Its not a belief that most religions most be wrong, and odds are whatever religion any particular person believes is wrong based on how many competing religions have existed.
This is separate to a statement on a god though, only religions. There is no way to make a reasonable argument on the existence (or lack thereof) of a god. You can rule out particular beliefs, but never the concept itself.
This feels like a very monotheism-centric argument to me. AFAIK it's mostly (or only?) the Abrahamic religions that take such an exclusionary view, and I wouldn't call them "almost every" religion since, although people fight over minor divisions, broadly speaking there's only three of them. The rest of the world's religions (Hinduism, Buddhism, shinto, African religions, native American religions, etc.) surely add up to more categories than that.
I'm no theologian, but I would expect polytheistic pantheons not being exclusive to be the rule, not the exception.
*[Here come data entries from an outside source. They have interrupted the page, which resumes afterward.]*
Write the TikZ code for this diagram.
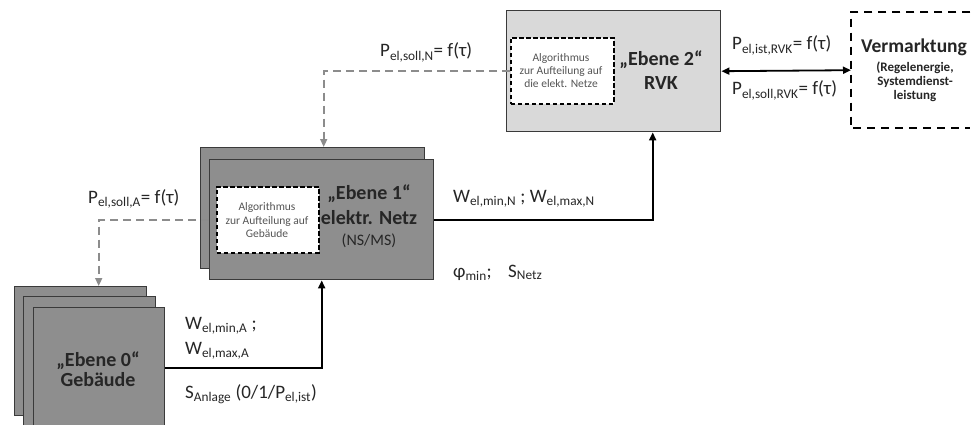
\documentclass[tikz,border=0pt]{standalone}
\usepackage{fontspec}
\setmainfont{Carlito}
\usetikzlibrary{arrows.meta}
\definecolor{boxgray}{HTML}{8E8E8E}
\definecolor{lightbox}{HTML}{D9D9D9}
\definecolor{edgegray}{HTML}{3A3A3A}
\definecolor{dashgray}{HTML}{8C8C8C}
\definecolor{txt}{HTML}{262626}
\definecolor{smalltxt}{HTML}{555555}
\newcommand\sbs[1]{\textsubscript{#1}}
\tikzset{
  levelbox/.style={draw=edgegray, line width=1.4pt, fill=boxgray, anchor=north west, inner sep=0pt},
  rvkbox/.style={draw=edgegray, line width=1.4pt, fill=lightbox, anchor=north west, inner sep=0pt},
  algbox/.style={draw=black, line width=1.8pt, fill=white, dash pattern=on 4.5pt off 2.5pt, anchor=north west, inner sep=0pt},
  vermbox/.style={anchor=north west, inner sep=0pt},
  vermline/.style={draw=black, line width=1.8pt, dash pattern=on 8pt off 6pt},
  lbl/.style={anchor=base west, inner sep=0pt, font=\fontsize{19}{22}\selectfont, text=txt},
  big/.style={anchor=base, inner sep=0pt, font=\fontsize{20}{24}\selectfont\bfseries, text=txt},
  small/.style={anchor=base, inner sep=0pt, font=\fontsize{11.5}{13}\selectfont, text=smalltxt},
  conn/.style={draw=black, line width=1.8pt, -{Triangle[length=8pt,width=7pt]}},
  biconn/.style={draw=black, line width=1.8pt, {Triangle[length=8pt,width=7pt]}-{Triangle[length=8pt,width=7pt]}},
  dconn/.style={draw=dashgray, line width=1.6pt, dash pattern=on 8pt off 5pt, -{Triangle[length=8pt,width=7pt]}}
}
\begin{document}
\begin{tikzpicture}[x=1pt,y=-1pt]
\useasboundingbox (0,0) rectangle (971,425);
\fill[white] (0,0) rectangle (971,425);

% Ebene 0 stack (bottom part cut off by the picture edge)
\begin{scope}
\clip (0,0) rectangle (971,425);
\node[levelbox, minimum width=132pt, minimum height=129pt] (e0a) at (14,286) {};
\node[levelbox, minimum width=132pt, minimum height=129pt] (e0b) at (23,296) {};
\node[levelbox, minimum width=131pt, minimum height=121pt] (e0c) at (33,307) {};
\end{scope}
\node[big] (e0t1) at (98,366) {„Ebene 0“};
\node[big] (e0t2) at (98,386) {Gebäude};

% Ebene 1 stack
\node[levelbox, minimum width=224pt, minimum height=121pt] (e1a) at (200,147) {};
\node[levelbox, minimum width=224pt, minimum height=120pt] (e1b) at (209,159) {};
\node[algbox, minimum width=102pt, minimum height=66pt] (alg1) at (216,186) {};
\node[small] (a1t1) at (267,210) {Algorithmus};
\node[small] (a1t2) at (267,224) {zur Aufteilung auf};
\node[small] (a1t3) at (267,237) {Gebäude};
\node[big] (e1t1) at (369,199) {„Ebene 1“};
\node[big] (e1t2) at (369,224) {elektr. Netz};
\node[anchor=base, inner sep=0pt, font=\fontsize{16}{19}\selectfont, text=txt] (e1t3) at (369,245) {(NS/MS)};

% Ebene 2
\node[rvkbox, minimum width=214pt, minimum height=121pt] (rvk) at (506,10) {};
\node[algbox, minimum width=103pt, minimum height=66pt] (alg2) at (510,37) {};
\node[small] (a2t1) at (561,62) {Algorithmus};
\node[small] (a2t2) at (561,75) {zur Aufteilung auf};
\node[small] (a2t3) at (561,88) {die elekt. Netze};
\node[big] (e2t1) at (661,66) {„Ebene 2“};
\node[big] (e2t2) at (661,90) {RVK};

% Vermarktung (right edge lies outside the picture)
\node[vermbox, minimum width=119pt, minimum height=116pt] (verm) at (851,12) {};
\draw[vermline] (verm.north east) -- (verm.north west) -- (verm.south west) -- (verm.south east);
\node[anchor=base, inner sep=0pt, font=\fontsize{19.5}{23}\selectfont\bfseries, text=txt] (vt1) at (914,53) {Vermarktung};
\node[anchor=base, inner sep=0pt, font=\fontsize{13}{15}\selectfont\bfseries, text=txt] (vt2) at (915,72) {(Regelenergie,};
\node[anchor=base, inner sep=0pt, font=\fontsize{13}{15}\selectfont\bfseries, text=txt] (vt3) at (915,86) {Systemdienst-};
\node[anchor=base, inner sep=0pt, font=\fontsize{13}{15}\selectfont\bfseries, text=txt] (vt4) at (915,100) {leistung};

% connectors
\draw[conn] (e0c.east) -| (e1b.south);
\draw[conn] (e1b.east) -| ([xshift=39pt]rvk.south);
\draw[dconn] (alg2.west) -| ([xshift=11pt]e1a.north);
\draw[dconn] (e1b.west |- alg1.west) -| ([xshift=18pt]e0a.north);
\draw[biconn] (rvk.east) -- (verm.west);

% labels
\node[lbl] (lA) at (88,203) {P\sbs{el,soll,A}= f(τ)};
\node[lbl] (lN) at (380,57) {P\sbs{el,soll,N}= f(τ)};
\node[lbl] (lR1) at (732,50) {P\sbs{el,ist,RVK}= f(τ)};
\node[lbl] (lR2) at (732,95) {P\sbs{el,soll,RVK}= f(τ)};
\node[lbl] (lW1) at (185,329) {W\sbs{el,min,A} ;};
\node[lbl] (lW2) at (185,354) {W\sbs{el,max,A}};
\node[lbl] (lS) at (185,398) {S\sbs{Anlage} (0/1/P\sbs{el,ist})};
\node[lbl] (lWN) at (453,202) {W\sbs{el,min,N} ; W\sbs{el,max,N}};
\node[lbl] (lphi) at (453,277) {φ\sbs{min};};
\node[lbl] (lSN) at (508,277) {S\sbs{Netz}};
\end{tikzpicture}
\end{document}
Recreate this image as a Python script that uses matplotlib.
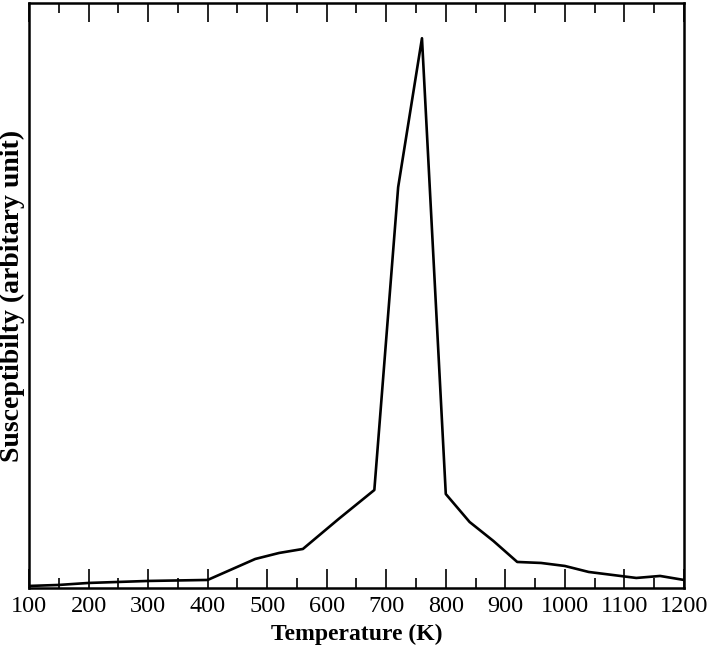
import matplotlib.pyplot as plt
from matplotlib.ticker import MultipleLocator

temperature = [100, 150, 200, 250, 300, 400, 480, 520, 560, 620, 680, 720, 760,
               800, 840, 880, 920, 960, 1000, 1040, 1080, 1120, 1160, 1200]
susceptibility = [2, 3, 5, 6, 7, 8, 29, 35, 39, 69, 98, 401, 550,
                  94, 66, 47, 26, 25, 22, 16, 13, 10, 12, 8]

plt.rcParams["font.family"] = "Liberation Serif"

fig = plt.figure(figsize=(7.08, 6.54), dpi=100)
ax = fig.add_axes([0.041, 0.101, 0.925, 0.894])

ax.plot(temperature, susceptibility, color="black", linewidth=1.9)

ax.set_xlim(100, 1200)
ax.set_ylim(0, 585)
ax.xaxis.set_major_locator(MultipleLocator(100))
ax.xaxis.set_minor_locator(MultipleLocator(50))
ax.tick_params(axis="x", which="both", direction="in", top=True, labelsize=17.5, pad=6)
ax.tick_params(axis="x", which="major", length=14, width=1.2)
ax.tick_params(axis="x", which="minor", length=7, width=1.2)
ax.set_yticks([])
for s in ax.spines.values():
    s.set_linewidth(1.8)

ax.set_xlabel("Temperature (K)", fontsize=17, fontweight="bold", labelpad=5)
ax.set_ylabel("Susceptibilty (arbitary unit)", fontsize=20, fontweight="bold", labelpad=3)

fig.savefig("out.png", dpi=100)
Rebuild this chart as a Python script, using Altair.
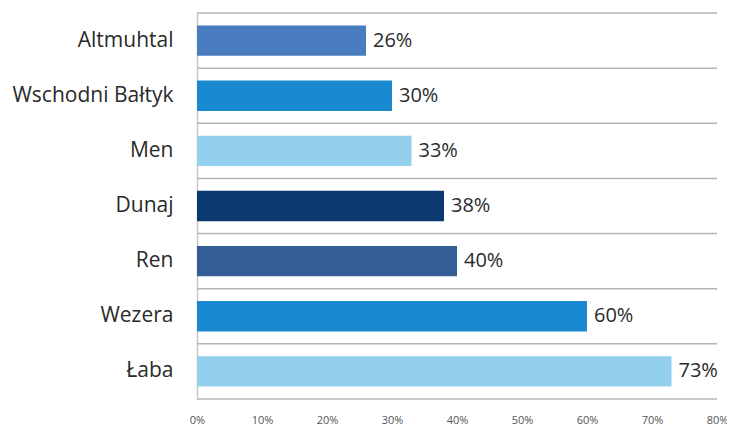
import altair as alt
import pandas as pd

categories = ["Altmuhtal", "Wschodni Bałtyk", "Men", "Dunaj", "Ren", "Wezera", "Łaba"]
values = [26, 30, 33, 38, 40, 60, 73]
colors = ["#4a7cc0", "#1a8ad0", "#93d0ee", "#0b3a70", "#345d98", "#1a8ad0", "#93d0ee"]
x_ticks = [0, 10, 20, 30, 40, 50, 60, 70, 80]
boundaries = list(range(len(categories) + 1))

df = pd.DataFrame({"cat": categories, "val": values, "color": colors,
                   "label": [f"{v}%" for v in values]})
df_lines = pd.DataFrame({"b": boundaries})

W, H = 520, 386

y_enc = alt.Y("cat:N", sort=categories, title=None,
              scale=alt.Scale(paddingInner=0.45, paddingOuter=0.225),
              axis=alt.Axis(grid=False, ticks=False, domain=True, domainColor="#c8c8c8",
                            domainWidth=1.5, labelFont="Open Sans", labelFontSize=21,
                            labelColor="#2a2a2a", labelPadding=24))
x_enc = alt.X("val:Q", title=None,
              scale=alt.Scale(domain=[0, 80], nice=False),
              axis=alt.Axis(values=x_ticks, labelExpr="datum.value + '%'", grid=False,
                            ticks=False, domain=False, labelFlush=False,
                            labelFont="Open Sans", labelFontSize=11,
                            labelColor="#555555", labelPadding=15))

lines = alt.Chart(df_lines).mark_rule(color="#b4b4b4", strokeWidth=1.5).encode(
    y=alt.Y("b:Q", scale=alt.Scale(domain=[0, len(categories)], nice=False, zero=False),
            axis=None),
    x=alt.value(0), x2=alt.value(W)
)
bars = alt.Chart(df).mark_bar().encode(
    y=y_enc, x=x_enc, color=alt.Color("color:N", scale=None)
)
text = alt.Chart(df).mark_text(align="left", baseline="middle", dx=7, font="Open Sans",
                               fontSize=20, color="#2a2a2a").encode(
    y=alt.Y("cat:N", sort=categories), x="val:Q", text="label:N"
)

chart = alt.layer(lines, bars + text).resolve_scale(y="independent").properties(
    width=W, height=H,
    autosize=alt.AutoSizeParams(type="none"),
    padding={"left": 189, "top": 5, "right": 10, "bottom": 26}
).configure_view(stroke=None)
chart.save("out.html", embed_options={"renderer": "svg", "actions": False})
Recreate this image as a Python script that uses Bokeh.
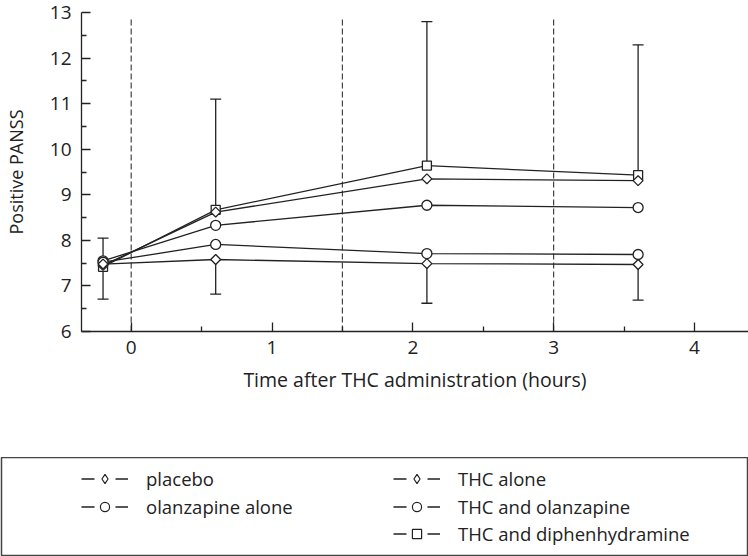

And finally, even if we're just talking about Judaism vs. Christianity vs. Islam, each of their "one true God"s is the same entity anyway so they aren't nearly as mutually exclusive as their followers would like to pretend.
Others may not be explicitly exclusionary, but they are implicitly. You can't really take the Greek pantheon and mythos and also the Hindu one. Almost every religion has an origin myth about how the world was created, which you really can't have two versions of that. Religions typically don't mesh together well.
With that said, religions tend to evolve and engulf neighbor's beliefs into their own. This doesn't mean they weren't exclusive, rather that religion is malleable because it's made up and not based on fact.